As global companies recalibrate their diversity, equity and inclusion (DEI) efforts in response to the Trump administration’s pushback against such initiatives, business schools are quietly moving in the opposite direction by redesigning executive education programs to make DEI a pillar of modern, inclusive leadership.
Donald Trump opened his second term with a flurry of executive orders aimed at dismantling DEI programs across the U.S. government, and his administration has signaled plans to challenge DEI-related initiatives in the private sector as well. Meanwhile, in Europe, the trend is moving the other way, with several new and revived laws and initiatives seeking to strengthen DEI protections.
Business schools – particularly those outside the U.S. – are using this turbulent moment to reimagine the role of DEI in business and society. By highlighting DEI’s impact on performance, innovation, growth and economic opportunity, they view this period not as a setback but as a chance to redefine what DEI truly means for modern leadership.
DEI as core business strategy, not a standalone practice
The Vlerick Business School in Belgium has restructured its executive education offerings to embed DEI directly into core business strategy rather than treating it as a separate module.
“We’ve pivoted toward helping companies design DEI strategies that emerge from within,” explains Smaranda Boros, professor of intercultural management and organizational behavior at the school. “Rather than having DEI sessions, we discuss inclusion and culture as part of our strategy course offerings.”
At Canada’s Rotman School of Management in Toronto, DEI is not a check-the-box requirement but a defining element of the program’s identity, says Stephanie Hodnett, executive director of executive programs. “It’s central to our values but also a fundamental business skill, driving innovation and leadership across a diverse workforce.”
In Germany, ESMT Berlin takes a similar approach.
“At the heart of DEI in executive education is not only ensuring diversity but creating a generative space where different perspectives and ideas can truly emerge,” says Qiao Zhang, deputy director of executive programs.
Hodnett says the emphasis is shifting from DEI’s moral framing to its practical value. “We believe DEI principles drive business innovation and advance economic goals,” she says. “For businesses to withstand the ever-shifting geopolitical landscape, these skills are increasingly critical to success.”
Reimagining DEI inside executive education classrooms
Rotman’s classrooms intentionally reflect the diversity of the communities they serve. The school provides financial aid for those in need, accommodates participants with visible or invisible disabilities, and recruits from industries or communities that have not traditionally sent executives to business school.
“DEI best practices are woven into the content of all our programs and audited by DEI experts to ensure we keep adapting,” Hodnett explains.
Hodnett points to Rotman’s Inclusive Business Innovation course, which teaches leaders to apply inclusive analytical tools to identify new opportunities for growth. “It’s geared toward anyone who wants to link inclusion directly to innovation,” she says.
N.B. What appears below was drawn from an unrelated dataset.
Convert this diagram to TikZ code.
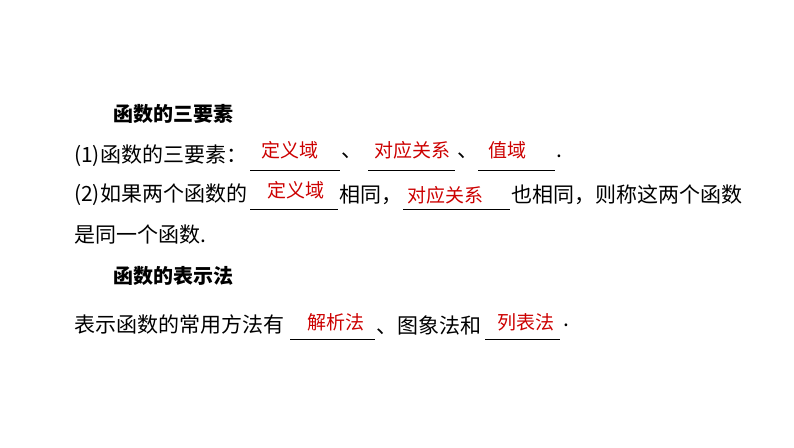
\documentclass[tikz,border=0pt]{standalone}
\usepackage{fontspec}
\setmainfont{Liberation Serif}
\newfontfamily\cjk{Noto Sans CJK SC}
\begin{document}
\begin{tikzpicture}[x=1pt,y=-1pt,
  txt/.style={anchor=west,inner sep=0pt,font=\fontsize{21}{21}\selectfont\cjk},
  ans/.style={anchor=center,inner sep=0pt,text=red!80!black,font=\fontsize{19}{19}\selectfont\cjk},
  ul/.style={line width=0.8pt}]
\useasboundingbox (0,0) rectangle (794,447);
\node[txt,font=\fontsize{20}{20}\selectfont\cjk\bfseries] (h1) at (113,114) {函数的三要素};
\node[txt] (l1) at (74,156) {(1)函数的三要素：};
\coordinate (a1) at (250,170); \coordinate (b1) at (340,170);
\draw[ul] (a1) -- (b1);
\node[ans] (r1) at (290,150) {定义域};
\node[txt] (d1) at (341,156) {、};
\coordinate (a2) at (368,170); \coordinate (b2) at (455,170);
\draw[ul] (a2) -- (b2);
\node[ans] (r2) at (412,150) {对应关系};
\node[txt] (d2) at (457,156) {、};
\coordinate (a3) at (478,170); \coordinate (b3) at (555,170);
\draw[ul] (a3) -- (b3);
\node[ans] (r3) at (507,150) {值域};
\node[txt] (p1) at (556,156) {.};
\node[txt] (l2) at (74,195) {(2)如果两个函数的};
\coordinate (a4) at (250,209); \coordinate (b4) at (338,209);
\draw[ul] (a4) -- (b4);
\node[ans] (r4) at (296,190) {定义域};
\node[txt] (s2) at (339,195) {相同，};
\coordinate (a5) at (403,209); \coordinate (b5) at (510,209);
\draw[ul] (a5) -- (b5);
\node[ans] (r5) at (445,195) {对应关系};
\node[txt] (s3) at (511,195) {也相同，则称这两个函数};
\node[txt] (l3) at (74,235) {是同一个函数.};
\node[txt,font=\fontsize{20}{20}\selectfont\cjk\bfseries] (h2) at (113,276) {函数的表示法};
\node[txt] (l4) at (74,325) {表示函数的常用方法有};
\coordinate (a6) at (290,339); \coordinate (b6) at (375,339);
\draw[ul] (a6) -- (b6);
\node[ans] (r6) at (336,322) {解析法};
\node[txt] (s4) at (376,325) {、图象法和};
\coordinate (a7) at (485,339); \coordinate (b7) at (560,339);
\draw[ul] (a7) -- (b7);
\node[ans] (r7) at (526,322) {列表法};
\node[txt] (p2) at (563,325) {.};
\end{tikzpicture}
\end{document}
ESMT partners with corporate clients to bring together executives from multiple regions – often across continents. Zhang highlights a leadership development program with automotive engineering group Schaeffler that ran in Germany, the U.S., and Singapore.
“We use experiential formats — virtual escape games, outdoor challenges, theater-based interventions — that push participants beyond their usual viewpoints,” she says. “Then we build in reflection sessions with coaches to help participants process these experiences and appreciate the richness of different perspectives.”
For Zhang, diversity strengthens not only inclusion but performance. “In international or cross-cultural settings, working with people from different backgrounds forces leaders to question their assumptions and bring empathy and cultural intelligence,” she says.
“It strengthens peer learning and makes discussions more dynamic, closer to the complexity of real markets. Done well, executive education becomes a laboratory for innovation.”
Adapting DEI to new social and political realities
The belief that diversity fuels creativity and adaptability runs through all three schools’ programs. But there is also a growing recognition that DEI must evolve to meet shifting social and political realities.
“DEI is not about perfection, but about managing paradoxes,” says Boros at Vlerick. “We help leaders work with tensions — between growth and fairness, local norms and global goals — through emotional intelligence and conflict navigation.”
She sees a future where DEI becomes “a new lens on leadership and systems change”, shaping not only what participants learn, but how they learn.
“The future curriculum must become more geographically and historically grounded,” she says. “Structural inequality looks different in Hungary than in Kenya, just as identity means something else in a German engineering firm than in a Nigerian fintech start-up. This demands nimble, context-sensitive teaching.”
Boros expects classrooms to become spaces of emotional experimentation. “DEI learning will require working through difficult conversations rather than avoiding them,” she says. “Teaching will train leaders in holding paradox — managing both group harmony and challenging truths, pushing for progress while respecting resistance.”
She adds that the next wave of executive programs will spotlight less visible dimensions of diversity, such as aging workforces, migration, neurodiversity and disability. “These are less talked about but increasingly strategic,” she notes.